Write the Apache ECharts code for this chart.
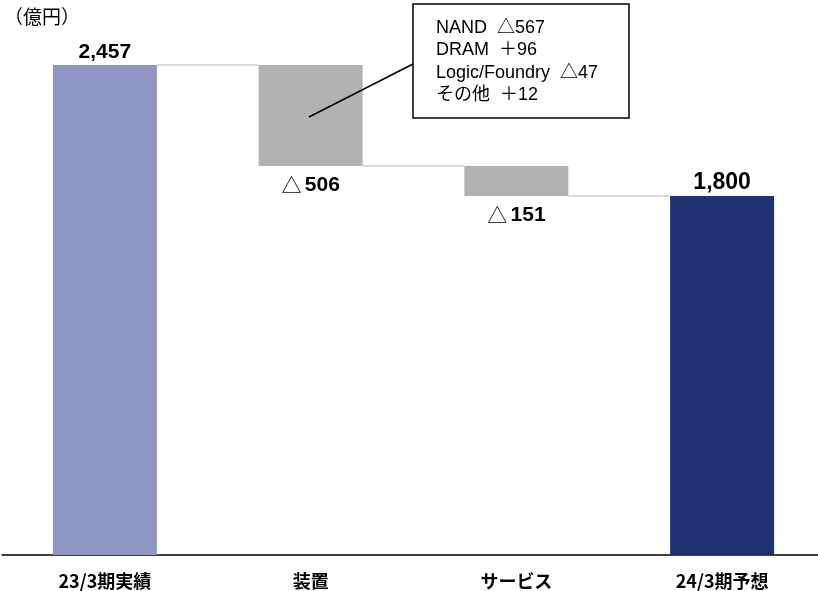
<!DOCTYPE html>
<html>
<head>
<meta charset="utf-8">
<script src="https://cdn.jsdelivr.net/npm/echarts@6/dist/echarts.min.js"></script>
<style>
html,body{margin:0;padding:0;background:#fff;}
#c{width:818px;height:591px;}
</style>
</head>
<body>
<div id="c"></div>
<script>
const categories = ['23/3期実績', '装置', 'サービス', '24/3期予想'];
const changes = [2457, -506, -151, 1800];
const barColors = ['#8f96c4', '#b2b2b2', '#b2b2b2', '#1f3173'];
const annotationLines = ['NAND  △567', 'DRAM  ＋96', 'Logic/Foundry  △47', 'その他  ＋12'];
const unitLabel = '（億円）';

// build waterfall
const base = [], vis = [];
let run = 0;
changes.forEach((v, i) => {
  if (i === 0 || i === changes.length - 1) {
    base.push(0); vis.push(Math.abs(v)); run = v;
  } else {
    const next = run + v;
    base.push(Math.min(run, next)); vis.push(Math.abs(v)); run = next;
  }
});
// connector levels between consecutive bars
const connectors = [];
let lvl = changes[0];
for (let i = 0; i < changes.length - 1; i++) {
  connectors.push([i, lvl]);
  if (i + 1 < changes.length - 1) lvl += changes[i + 1];
}

const BAR_W = 104;
const fmt = n => n.toLocaleString('en-US');

const chart = echarts.init(document.getElementById('c'));
chart.setOption({
  animation: false,
  grid: {left: 2, right: -7, top: 16.5, bottom: 36, outerBoundsMode: 'none', containLabel: false},
  xAxis: {
    type: 'category',
    data: categories,
    axisLine: {lineStyle: {color: '#000', width: 1.5}},
    axisTick: {show: false},
    axisLabel: {
      color: '#000', fontFamily: 'Noto Sans CJK JP', fontWeight: 'bold', fontSize: 18,
      margin: 17
    }
  },
  yAxis: {type: 'value', min: 0, max: 2700, show: false, splitLine: {show: false}},
  series: [
    {
      type: 'custom', z: 1, silent: true,
      data: connectors,
      renderItem: function (params, api) {
        const i = api.value(0), v = api.value(1);
        const p0 = api.coord([i, v]);
        const p1 = api.coord([i + 1, v]);
        return {
          type: 'line',
          shape: {x1: p0[0] + BAR_W / 2, y1: p0[1], x2: p1[0] - BAR_W / 2, y2: p1[1]},
          style: {stroke: '#d9d9d9', lineWidth: 2}
        };
      }
    },
    {
      type: 'bar', stack: 'w', data: base, barWidth: BAR_W, z: 2,
      itemStyle: {color: 'transparent'}, silent: true
    },
    {
      type: 'bar', stack: 'w', barWidth: BAR_W, z: 2,
      data: vis.map((v, i) => {
        const neg = changes[i] < 0;
        return {
          value: v,
          itemStyle: {color: barColors[i]},
          label: neg ? {
            show: true, position: 'bottom', distance: 9,
            formatter: '{t|△} {n|' + fmt(Math.abs(changes[i])) + '}',
            rich: {
              t: {fontFamily: 'Noto Sans CJK JP', fontSize: 20, color: '#000'},
              n: {fontFamily: 'Liberation Sans', fontWeight: 'bold', fontSize: 21, color: '#000'}
            }
          } : {
            show: true, position: 'top', distance: 2,
            formatter: fmt(changes[i]),
            fontFamily: 'Liberation Sans', fontWeight: 'bold',
            fontSize: i === changes.length - 1 ? 23 : 21, color: '#000'
          }
        };
      })
    }
  ],
  graphic: [
    {type: 'text', left: 4, top: 7, style: {text: unitLabel, fontFamily: 'Noto Sans CJK JP', fontSize: 19, fill: '#000'}},
    {type: 'line', shape: {x1: 309, y1: 117, x2: 413, y2: 64}, style: {stroke: '#000', lineWidth: 1.5}, z: 10},
    {type: 'rect', shape: {x: 413, y: 4, width: 216, height: 114}, style: {fill: '#fff', stroke: '#000', lineWidth: 1.5}, z: 10},
    {type: 'text', left: 436, top: 17, z: 11,
      style: {text: annotationLines.join('\n'), fontFamily: 'Liberation Sans, Noto Sans CJK JP', fontSize: 18, lineHeight: 22.3, fill: '#000'}}
  ]
});
</script>
</body>
</html>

What you need to do — Copy nothing but the lines from the first one in the listing through the line with "const unitLabel = '（億円）';", and omit the pictures.

Written response —
Write the Apache ECharts code for this chart.
<!DOCTYPE html>
<html>
<head>
<meta charset="utf-8">
<script src="https://cdn.jsdelivr.net/npm/echarts@6/dist/echarts.min.js"></script>
<style>
html,body{margin:0;padding:0;background:#fff;}
#c{width:818px;height:591px;}
</style>
</head>
<body>
<div id="c"></div>
<script>
const categories = ['23/3期実績', '装置', 'サービス', '24/3期予想'];
const changes = [2457, -506, -151, 1800];
const barColors = ['#8f96c4', '#b2b2b2', '#b2b2b2', '#1f3173'];
const annotationLines = ['NAND  △567', 'DRAM  ＋96', 'Logic/Foundry  △47', 'その他  ＋12'];
const unitLabel = '（億円）';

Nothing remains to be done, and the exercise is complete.